The same friend (bless her) dropped us off at a hotel near the airport, before she had to head out of town. The next morning I took the shuttle to the airport – me, a 1 year old, a very sick and cranky 2 year old, a double stroller, two car seats, a backpack, and a suitcase. I’ll leave the image of me getting on and off the shuttle with all that stuff to your imagination. Feel free to make it crazy – you are probably getting close.

Finally it was time to board the plane, and I got in line. At this point, my daughter was sprawled on the floor kicking and screaming. The agent looked me in the eye and told me the timeslot for family boarding was over and I had to go to the back of the line. Seriously? I’m pretty sure there was a string of swear words going through my head at this point. I’m also pretty sure I was on the verge of tears, but I am not a confrontational person, so I dragged my screaming kids to the back of the line.

Finally, we boarded the plane. I strapped my daughter in her car seat and held my son on my lap. I took a deep breath and prayed with all my might they would fall asleep during take off.

Ha, what a joke. Once we were in the air my daughter started crying that she didn’t feel good and insisted on sitting on my lap. Switcheroo. I put her brother in the car seat and held my daughter on my lap. A few minutes later, her nose started bleeding. I tried to stop it with a wipe, but the swiping and the red blood freaked her out and she started thrashing her head around.

Blood flew. Like spaghetti sauce flung from a spoon. It was coming fast and soon covered her mouth, chin, her shirt, my pants, my arms, my shirt, the seats in front of me. Seriously, it was everywhere. The flight attendant rushed over with napkins, but my daughter was freaking out so much there wasn’t much she could do to help. When my daughter finally calmed down, I was able to change her clothes and wipe up the blood from the seats, but I didn’t have any clothes for myself. I flew the rest of the way home in blood-stained clothes.

Yeah, I didn’t travel by myself with kids for a very long time after that trip. A very, very long time.
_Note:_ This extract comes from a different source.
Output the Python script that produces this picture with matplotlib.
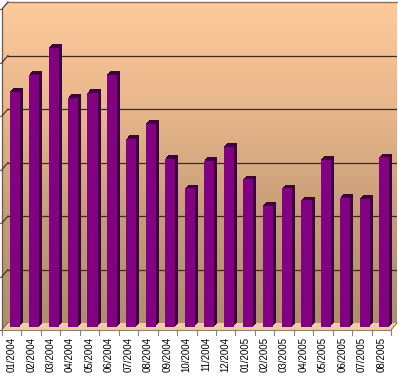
import numpy as np
import matplotlib

matplotlib.use("Agg")
import matplotlib.pyplot as plt
import matplotlib.transforms as mtransforms
from matplotlib.colors import LinearSegmentedColormap
from matplotlib.patches import Polygon

# monthly values (gridline step = 10)
months = ["01/2004", "02/2004", "03/2004", "04/2004", "05/2004", "06/2004",
          "07/2004", "08/2004", "09/2004", "10/2004", "11/2004", "12/2004",
          "01/2005", "02/2005", "03/2005", "04/2005", "05/2005", "06/2005",
          "07/2005", "08/2005"]
values = [43.9, 47.1, 52.1, 42.8, 43.7, 47.1, 35.1, 37.9, 31.4, 25.8,
          31.0, 33.6, 27.5, 22.6, 25.8, 23.6, 31.2, 24.1, 23.9, 31.6]
grid_values = [10, 20, 30, 40, 50]
y_max = 60

W, H, DPI = 398, 377, 100
fig = plt.figure(figsize=(W / DPI, H / DPI), dpi=DPI)
fig.patch.set_facecolor("white")

# back wall in pixels (top-down coords)
wx0, wx1, wy0, wy1 = 8, 397, 2, 323
fdx, fdy = -6, 7      # 3D offset of the front edge (px)
bdx, bdy = -3, 3.5    # 3D depth of the bars (px)


def shift(dx, dy):
    return mtransforms.ScaledTranslation(dx / DPI, -dy / DPI, fig.dpi_scale_trans)


# gradient background (back wall + left wall)
bg = fig.add_axes([0, 0, 1, 1], zorder=0)
bg.set_xlim(0, W)
bg.set_ylim(H, 0)
bg.axis("off")
cmap = LinearSegmentedColormap.from_list(
    "wall", ["#fdca9b", "#e8b68b", "#c49c78", "#ad8d6d"])
grad = np.linspace(0, 1, 256).reshape(-1, 1)
im = bg.imshow(grad, cmap=cmap, aspect="auto",
               extent=[wx0 + fdx, wx1, wy1 + fdy, wy0], interpolation="bilinear")
clip = Polygon([(wx0, wy0), (wx1 + 1, wy0), (wx1 + 1, wy1), (wx0 + fdx, wy1 + fdy),
                (wx0 + fdx, wy0 + fdy)], closed=True, transform=bg.transData)
im.set_clip_path(clip)

ax = fig.add_axes([wx0 / W, (H - wy1) / H, (wx1 - wx0) / W, (wy1 - wy0) / H], zorder=1)
ax.set_facecolor("none")
n = len(values)
x = np.arange(n)
ax.set_xlim(-0.5, n - 0.5)
ax.set_ylim(0, y_max)
for s in ax.spines.values():
    s.set_visible(False)
ax.set_yticks([])

# gridlines on the back wall
for g in grid_values:
    ax.axhline(g, color="#3b2c20", lw=0.9, zorder=1)
ax.axhline(y_max, color="#8a7060", lw=1.0, zorder=1, clip_on=False)

front = ax.transData + shift(fdx, fdy)
xl = -0.5
xr = n - 0.5

# left wall: front edge, diagonals, ticks
ax.plot([xl, xl], [0, y_max], color="#6a5a50", lw=0.9, transform=front, clip_on=False)
for g in grid_values + [0, y_max]:
    p0 = ax.transData.transform((xl, g))
    p1 = front.transform((xl, g))
    ax.plot([p0[0], p1[0]], [p0[1], p1[1]], color="#3b2c20", lw=0.8,
            transform=None, clip_on=False)
    ax.plot([p1[0] - 3, p1[0]], [p1[1], p1[1]], color="#6a5a50", lw=0.8,
            transform=None, clip_on=False)

# floor
b0 = ax.transData.transform((xl, 0))
b1 = ax.transData.transform((xr, 0))
f0 = front.transform((xl, 0))
f1 = front.transform((xr, 0))
floor = Polygon([b0, b1, f1, f0], closed=True, transform=None, facecolor="#f0cba4",
                edgecolor="none", zorder=2, clip_on=False)
ax.add_patch(floor)
ax.plot([f0[0], f1[0]], [f0[1], f1[1]], color="#8a8078", lw=0.8,
        transform=None, clip_on=False, zorder=3)
ax.plot([f1[0], b1[0]], [f1[1], b1[1]], color="#8a8078", lw=0.8,
        transform=None, clip_on=False, zorder=3)
for b in np.arange(n + 1) - 0.5:
    p = front.transform((b, 0))
    ax.plot([p[0], p[0]], [p[1], p[1] - 5], color="#8a8078", lw=0.8,
            transform=None, clip_on=False, zorder=3)

# 3D bars: dark extrusion then front face
width = 0.52
for k in np.linspace(0, 1, 7):
    ax.bar(x, values, width=width, color="#3e003e", zorder=4,
           transform=ax.transData + shift(bdx * k, bdy * k), clip_on=False)
ax.bar(x, values, width=width, color="#820082", zorder=5,
       transform=ax.transData + shift(bdx, bdy), clip_on=False)

# category labels under the floor front edge
ax.set_xticks(x)
ax.set_xticklabels(months, rotation=90, fontsize=7, family="Liberation Sans")
ax.tick_params(axis="x", length=0, pad=5)
for lab in ax.get_xticklabels():
    lab.set_transform(lab.get_transform() + shift(fdx, fdy))

fig.savefig("out.png", dpi=DPI)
But the next time I did, I had 5 kids. That’s right, five. I’ll save those stories for another day.

The moral of this story: if you are planning on flying on a plane by yourself with your kids, forget everything I just said and good luck! I’m sure it will be an awesome experience.

Also, five kids later, I am an expert at stopping bloody noses. Squeeze the nostrils and hang on for dear life.